Thursday 19 June 2008

Sentimientos Potatos

3Willings
1) Flashpoint
2) ATB - Trilogy
3) McEurope

My family loves collecting things.

My grandmother loves collecting junk. Her house has mountains of newspapers, magazines, bottles and scraps of metals. She says she collects them for selling in recycling centers. She even collects orange and mandarin peelings. She says she can turn them to candies or air fresheners.

Eww.

This is not the kind of magazines my grandma collected. Although I wish she did.

What I'm not a fan of is how she collects cooking oil. Not wanting to throw it away, she re-uses it for yonkers. One time I was cooking and I reached out for this can labeled 'cooking oil' - ithad this thick black liquid that smelt awfully bad. I swear, the cooking oil denatured back to being crude oil. It was really gross.

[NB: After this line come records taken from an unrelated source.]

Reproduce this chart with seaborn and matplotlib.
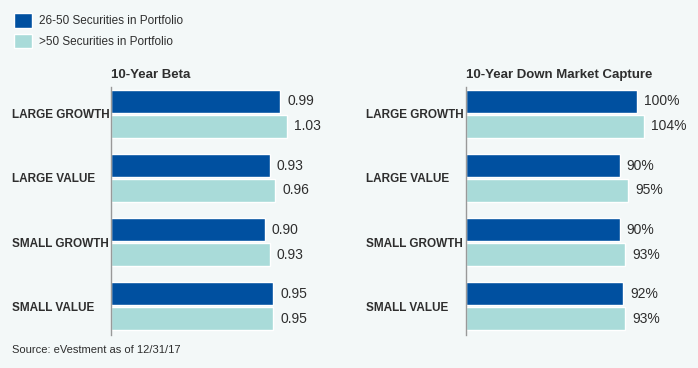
import seaborn as sns
import pandas as pd
import matplotlib.pyplot as plt
from matplotlib.patches import Patch

categories = ["LARGE GROWTH", "LARGE VALUE", "SMALL GROWTH", "SMALL VALUE"]
series = ["26-50 Securities in Portfolio", ">50 Securities in Portfolio"]
beta_26_50 = [0.99, 0.93, 0.90, 0.95]
beta_50_plus = [1.03, 0.96, 0.93, 0.95]
capture_26_50 = [100, 90, 90, 92]
capture_50_plus = [104, 95, 93, 93]

BG = "#f3f8f8"
DARK = "#0050a0"
LIGHT = "#a9dbd9"
TXT = "#2e2e2e"
FONT = ["Liberation Sans", "DejaVu Sans"]

sns.set_style("white")
plt.rcParams['font.family'] = FONT
plt.rcParams['text.color'] = TXT


def long_df(a, b):
    return pd.DataFrame({
        "cat": categories * 2,
        "series": [series[0]] * 4 + [series[1]] * 4,
        "val": list(a) + list(b),
    })


fig = plt.figure(figsize=(6.98, 3.68), dpi=100, facecolor=BG)
W, H = 698, 368


def px_axes(x0, x1, y0, y1):
    return fig.add_axes([x0 / W, 1 - y1 / H, (x1 - x0) / W, (y1 - y0) / H])


ax1 = px_axes(111, 111 + 1.2 * 171, 87, 335)
ax2 = px_axes(466, 466 + 120 * 1.71, 87, 335)

panels = [
    (ax1, long_df(beta_26_50, beta_50_plus), "10-Year Beta", (0, 1.2), "%.2f", 99),
    (ax2, long_df(capture_26_50, capture_50_plus), "10-Year Down Market Capture", (0, 120), "%.0f%%", 100),
]

for ax, df, title, xlim, fmt, pad in panels:
    sns.barplot(data=df, y="cat", x="val", hue="series", orient="h",
                palette=[DARK, LIGHT], saturation=1, width=0.78, gap=0.06,
                legend=False, ax=ax)
    ax.set_facecolor(BG)
    ax.set_xlim(*xlim)
    ax.set_ylim(3.45, -0.42)
    ax.set_xlabel("")
    ax.set_ylabel("")
    ax.set_xticks([])
    for s in ["top", "right", "bottom"]:
        ax.spines[s].set_visible(False)
    ax.spines["left"].set_color("#999999")
    ax.spines["left"].set_linewidth(1)
    ax.tick_params(axis="y", length=0, pad=pad * 0.72)
    for lbl in ax.get_yticklabels():
        lbl.set_horizontalalignment("left")
        lbl.set_fontweight("bold")
        lbl.set_fontsize(8.5)
        lbl.set_color(TXT)
    for cont in ax.containers:
        ax.bar_label(cont, fmt=fmt, padding=5, fontsize=10, color=TXT)
    ax.text(0, 1.025, title, transform=ax.transAxes, ha="left", va="bottom",
            fontsize=9.5, fontweight="bold", color=TXT)

handles = [Patch(facecolor=DARK), Patch(facecolor=LIGHT)]
fig.legend(handles, series, loc="upper left", bbox_to_anchor=(6 / W, 1 - 5 / H),
           frameon=False, fontsize=8.5, handlelength=1.5, handleheight=1.5,
           handletextpad=0.6, labelspacing=0.5, borderaxespad=0.3)

fig.text(12 / W, 1 - 350 / H, "Source: eVestment as of 12/31/17", ha="left", va="center",
         fontsize=8, color=TXT)

fig.savefig("out.png", dpi=100, facecolor=BG)
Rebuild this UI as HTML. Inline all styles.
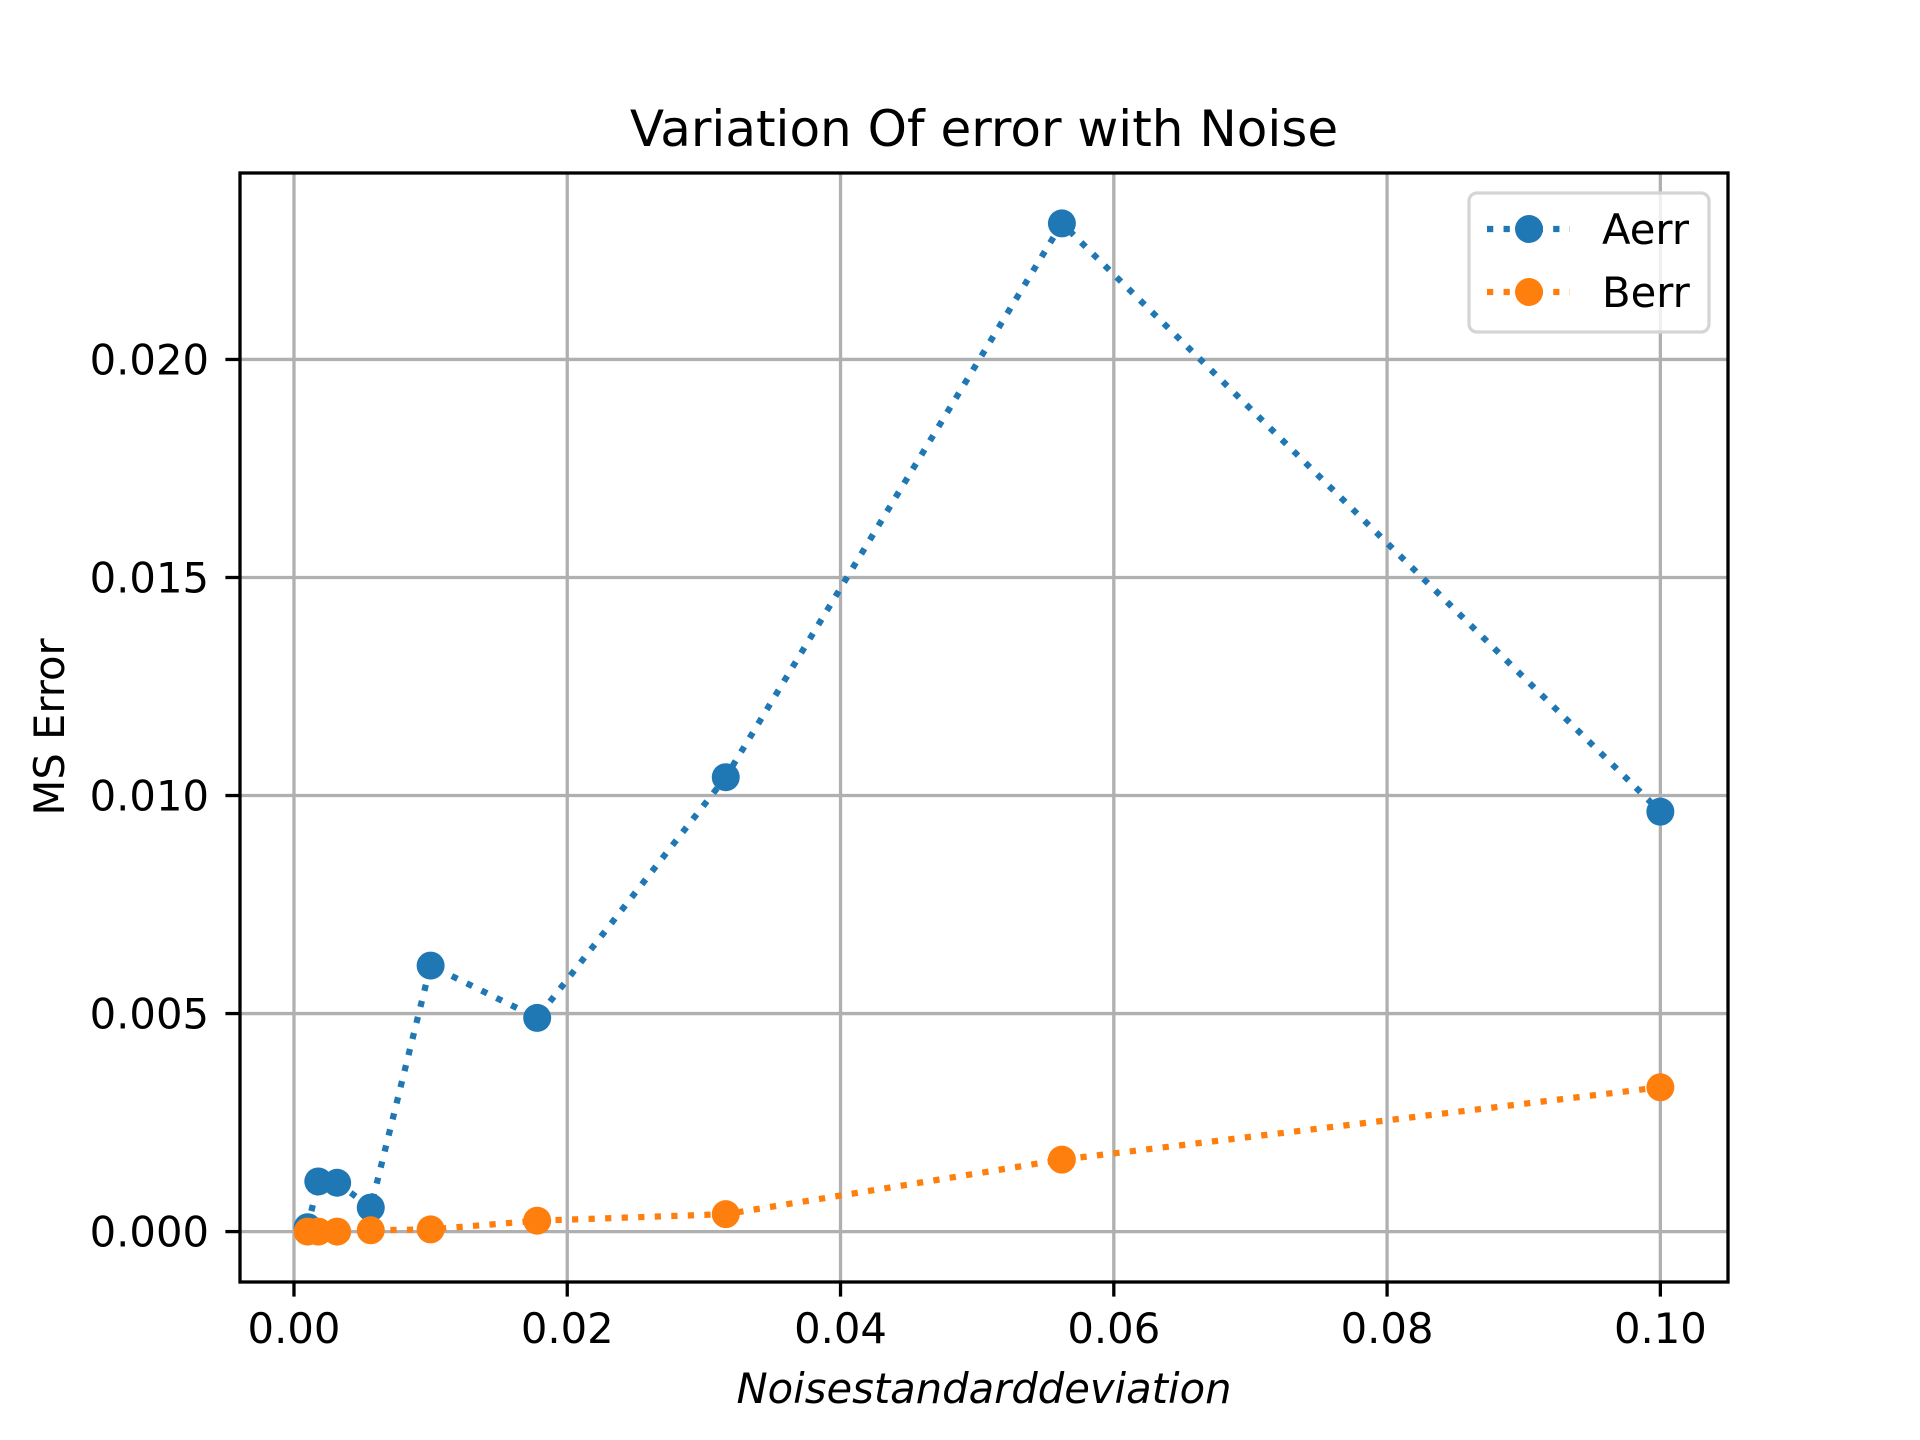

More stuff that smells bad - fake cologne

My dad follows my grandmother's footsteps in that he collects small little things.

Pen caps, paper clips, blown light bulbs, dead batteries, 8mm screws, magnets from speakers. Small little things are everywhere. One time I was playing around my dad's room, I found a gold tooth! What a find that was.

My sister too is in the collecting business. She's very pro-active about minimising land fill, so she holds on to broken appliances so that she doesn't have to buy new ones (which she says is the cause of over-flowing land fills).

Me, I'm a hoarder of sentimental things.

My good ole mix tapes. Too bad I don't have anything to play this anymore.

If I found sentimental value on anything (which is quite often), I'd most probably keep it forever.

Like ticket stubs to Forrest Gump - coz I loved that movie.

Or an oddly shaped piece of plastic a classmate gave me back in high school - because I thought 'it was cool'.

My very first bank card, library card, gym card. I even have my ID badge from year 7 camp.

If I had the chance to keep my first used diaper - I think I would have.

One of hundreds of CDs I threw away. Where am I gonna go today?

My drawers were filled with all sorts of stuff I couldn't sentimentally throw them away.

I still have the first red packet ever given to me. Money still intact (in fact, all red packets given to me I never take the money out..... should take the money out?) I guess I'm a bigger fan of packet than whats inside.

I had in my drawers, star shaped straws that a friend taught me how to make. I had the very first one I ever made and one I made using Hungry Jacks straws (because Hungry Jacks straws have sentimental value to me).

I can go on and on and on about stuff I had.

Had, being the operative word.

Last weekend I had a moment of cleaning fervor and I decided to finally let go of such sentimental stuff.

Not all, but some.

I went drawer by drawer and cold heartedly grabbed stuff and threw them in the bin.

My year 10 drawing project which got me an A+ went in the bin. Travel brochures for Disneyland 2001 went in the bin. My 'TV Hits New kids on the block' stickers went in the bin.

I had so much stuff I filled half a green bin.

At the end I felt strange. The logic in me is saying 'well you haven't looked for it in years - why would you miss it now?'

I really hated throwing this away. But sadly, they don't make polaroid films anymore.

I was happy that I was moving on and clearing out space for new stuff. But I was partly sad coz I felt I was betraying those past happy moments by throwing them away.

I guess thats kinda part of growing up isn't it. Moving on and not living in the past.

This wasn't mine. I threw it away anyways.